(WHAT NEEDS TO BE DONE):
Return every line below as is, leaving out the pictures.

(SUPPLIED INFORMATION):

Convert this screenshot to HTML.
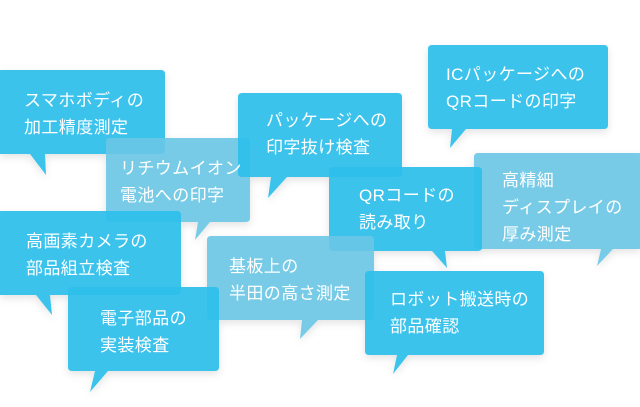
<!DOCTYPE html>
<html><head><meta charset="utf-8"><style>
html,body{margin:0;padding:0;background:#fff;}
svg{display:block}
text{font-family:"Liberation Sans","Noto Sans CJK JP",sans-serif;font-size:17px;fill:#fff;letter-spacing:0.4px}
.s{fill:#2ebfec;fill-opacity:0.92}
.l{fill:#6cc6e6;fill-opacity:0.9}
</style></head><body>
<svg width="640" height="407" viewBox="0 0 640 407" xmlns="http://www.w3.org/2000/svg">
<defs><filter id="sh" x="-20%" y="-20%" width="140%" height="150%"><feDropShadow dx="0" dy="3" stdDeviation="4" flood-color="#000" flood-opacity="0.12"/></filter></defs>
<g filter="url(#sh)">
<path class="s" d="M0 70 H161 Q165 70 165 74 V150 Q165 154 161 154 H45 L46 175 L30 154 H0 Z"/>
<path class="s" d="M432 45 H604 Q608 45 608 49 V125 Q608 129 604 129 H466 L450 148 L452 129 H432 Q428 129 428 125 V49 Q428 45 432 45 Z"/>
<path class="l" d="M110 138 H246 Q250 138 250 142 V218 Q250 222 246 222 H210 L195 240 L198 222 H110 Q106 222 106 218 V142 Q106 138 110 138 Z"/>
<path class="s" d="M242 93 H398 Q402 93 402 97 V173 Q402 177 398 177 H287 L268 198 L271 177 H242 Q238 177 238 173 V97 Q238 93 242 93 Z"/>
<path class="l" d="M478 153 H640 V249 H613 L597 266 L601 249 H478 Q474 249 474 245 V157 Q474 153 478 153 Z"/>
<path class="s" d="M333 167 H478 Q482 167 482 171 V247 Q482 251 478 251 H445 L447 268 L432 251 H333 Q329 251 329 247 V171 Q329 167 333 167 Z"/>
<path class="l" d="M211 236 H370 Q374 236 374 240 V316 Q374 320 370 320 H318 L300 339 L302 320 H211 Q207 320 207 316 V240 Q207 236 211 236 Z"/>
<path class="s" d="M0 211 H177 Q181 211 181 215 V291 Q181 295 177 295 H50 L52 315 L36 295 H0 Z"/>
<path class="s" d="M72 287 H215 Q219 287 219 291 V367 Q219 371 215 371 H108 L90 392 L95 371 H72 Q68 371 68 367 V291 Q68 287 72 287 Z"/>
<path class="s" d="M369 271 H540 Q544 271 544 275 V351 Q544 355 540 355 H408 L393 374 L397 355 H369 Q365 355 365 351 V275 Q365 271 369 271 Z"/>
</g>
<text x="24" y="106">スマホボディの</text><text x="24" y="133">加工精度測定</text>
<text x="446" y="80">ICパッケージへの</text><text x="446" y="107">QRコードの印字</text>
<text x="120" y="174">リチウムイオン</text><text x="120" y="201">電池への印字</text>
<text x="266" y="126">パッケージへの</text><text x="266" y="153">印字抜け検査</text>
<text x="502" y="186">高精細</text><text x="502" y="213">ディスプレイの</text><text x="502" y="240">厚み測定</text>
<text x="359" y="201">QRコードの</text><text x="359" y="228">読み取り</text>
<text x="229" y="272">基板上の</text><text x="229" y="299">半田の高さ測定</text>
<text x="26" y="247">高画素カメラの</text><text x="26" y="274">部品組立検査</text>
<text x="100" y="324">電子部品の</text><text x="100" y="351">実装検査</text>
<text x="390" y="305">ロボット搬送時の</text><text x="390" y="332">部品確認</text>
</svg>
</body></html>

(CORRECT RESULT):
Convert this screenshot to HTML.
<!DOCTYPE html>
<html><head><meta charset="utf-8"><style>
html,body{margin:0;padding:0;background:#fff;}
svg{display:block}
text{font-family:"Liberation Sans","Noto Sans CJK JP",sans-serif;font-size:17px;fill:#fff;letter-spacing:0.4px}
.s{fill:#2ebfec;fill-opacity:0.92}
.l{fill:#6cc6e6;fill-opacity:0.9}
</style></head><body>
<svg width="640" height="407" viewBox="0 0 640 407" xmlns="http://www.w3.org/2000/svg">
<defs><filter id="sh" x="-20%" y="-20%" width="140%" height="150%"><feDropShadow dx="0" dy="3" stdDeviation="4" flood-color="#000" flood-opacity="0.12"/></filter></defs>
<g filter="url(#sh)">
<path class="s" d="M0 70 H161 Q165 70 165 74 V150 Q165 154 161 154 H45 L46 175 L30 154 H0 Z"/>
<path class="s" d="M432 45 H604 Q608 45 608 49 V125 Q608 129 604 129 H466 L450 148 L452 129 H432 Q428 129 428 125 V49 Q428 45 432 45 Z"/>
<path class="l" d="M110 138 H246 Q250 138 250 142 V218 Q250 222 246 222 H210 L195 240 L198 222 H110 Q106 222 106 218 V142 Q106 138 110 138 Z"/>
<path class="s" d="M242 93 H398 Q402 93 402 97 V173 Q402 177 398 177 H287 L268 198 L271 177 H242 Q238 177 238 173 V97 Q238 93 242 93 Z"/>
<path class="l" d="M478 153 H640 V249 H613 L597 266 L601 249 H478 Q474 249 474 245 V157 Q474 153 478 153 Z"/>
<path class="s" d="M333 167 H478 Q482 167 482 171 V247 Q482 251 478 251 H445 L447 268 L432 251 H333 Q329 251 329 247 V171 Q329 167 333 167 Z"/>
<path class="l" d="M211 236 H370 Q374 236 374 240 V316 Q374 320 370 320 H318 L300 339 L302 320 H211 Q207 320 207 316 V240 Q207 236 211 236 Z"/>
<path class="s" d="M0 211 H177 Q181 211 181 215 V291 Q181 295 177 295 H50 L52 315 L36 295 H0 Z"/>
<path class="s" d="M72 287 H215 Q219 287 219 291 V367 Q219 371 215 371 H108 L90 392 L95 371 H72 Q68 371 68 367 V291 Q68 287 72 287 Z"/>
<path class="s" d="M369 271 H540 Q544 271 544 275 V351 Q544 355 540 355 H408 L393 374 L397 355 H369 Q365 355 365 351 V275 Q365 271 369 271 Z"/>
</g>
<text x="24" y="106">スマホボディの</text><text x="24" y="133">加工精度測定</text>
<text x="446" y="80">ICパッケージへの</text><text x="446" y="107">QRコードの印字</text>
<text x="120" y="174">リチウムイオン</text><text x="120" y="201">電池への印字</text>
<text x="266" y="126">パッケージへの</text><text x="266" y="153">印字抜け検査</text>
<text x="502" y="186">高精細</text><text x="502" y="213">ディスプレイの</text><text x="502" y="240">厚み測定</text>
<text x="359" y="201">QRコードの</text><text x="359" y="228">読み取り</text>
<text x="229" y="272">基板上の</text><text x="229" y="299">半田の高さ測定</text>
<text x="26" y="247">高画素カメラの</text><text x="26" y="274">部品組立検査</text>
<text x="100" y="324">電子部品の</text><text x="100" y="351">実装検査</text>
<text x="390" y="305">ロボット搬送時の</text><text x="390" y="332">部品確認</text>
</svg>
</body></html>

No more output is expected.